India, the world’s third largest crude oil consumer, accounted for more than one-third of Russia’s cumulative crude oil exports in the first half of the current calendar year.

Besides, India coupled with China and Turkey bought more than 90 per cent of the crude oil shipped out of the erstwhile Soviet Union during January-June 2024.

According to the Energy Comment series by the Oxford Institute for Energy Studies (OIES), Russian crude exports to China, India, and Turkey accounted for 93 per cent of the total in H1 2024 Calendar Year (CY).

India and China accounted for the lion’s share at 48 per cent and 34 per cent, respectively, the commentary, by Bassam Fattouh and Andreas Economou, added.

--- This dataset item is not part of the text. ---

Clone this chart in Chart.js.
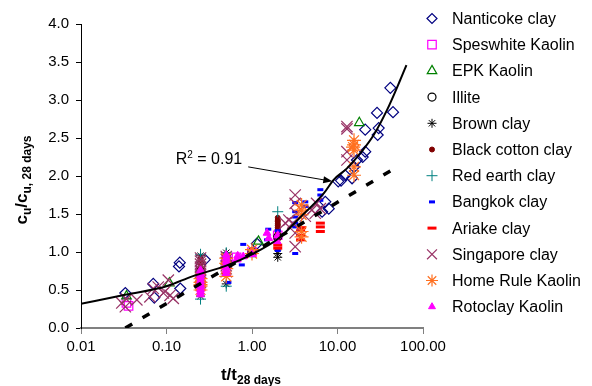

As per the data from energy intelligence firm Vortexa, India’s crude oil imports from Russia during H1 2024 averaged at around 1.6 million barrels per day (mb/d) compared to roughly 1.7 mb/d imported in the year-ago period.

Evolving trade dynamics

Particularly for India, the Energy Comment pointed out that the transformation has been “phenomenal”. Prior to the 2022 sanctions on Russian oil, India’s largest annual intake of Russian crude was 52,000 barrels per day (b/d) in 2017.

In 2023, India’s imports of Russian crude averaged nearly 1.8 mb/d accounting for nearly 40 per cent of the country’s total imports, while on a monthly basis they reached as high as 2.2 mb/d,” it added.

There are reports that India’s state-owned refineries are considering entering into long-term oil supply agreements with Russia. But this has not been without its challenges, the latest Energy Comment said. For instance, it said that “payment issues” have caused the diversion of some Russian cargoes away from India.

“Russia has recently announced that it has accumulated billions of rupees that it hasn’t yet found a use for. Also, the US and its allies have stepped up the enforcement of sanctions creating difficulties for buyers of Russian oil and idling many tankers used in the transport of Russian oil,” it added.

Oil price trends

After the price spike above $100 per barrel sparked by the Russia-Ukraine war, Brent has mostly traded in a relatively narrow range between $75 and $85 a barrel in last two years, defying uncertainty and shocks, the commentary pointed out.

It also highlighted some key trends currently shaping the oil market and their implications in terms of oil price behaviour, oil pricing, trade flows, and players’ responses.

“Despite the rise in uncertainty, geopolitical tensions and the various geopolitical shocks hitting the oil market, volatility in oil prices has been low and oil prices remain range bound, with the oil market exhibiting strong resiliency,” it said.

Though sanctions and geopolitical shocks did not result in large oil supply losses, they have transformed oil and products trade flows, reduced transparency, created more segmented markets, lengthened trade routes and supply chains, increased costs and logistical complexity and resulted in more constrained optimization for the various players.

The crude oil pricing system has already seen key structural transformations especially with the inclusion of WTI Midland into the Brent basket. As WTI increasingly sets the price of Brent, larger volumes of oil traded globally priced off Brent are now linked to trading activities and the various physical and financial layers around WTI.

This shift will only accelerate as US crude exports continue to break record levels. Also, the availability of higher volumes of spot barrels, increases in the Middle Eastern refining capacity and complexity, and the diversity of players are having important implications for crude pricing in the East of Suez.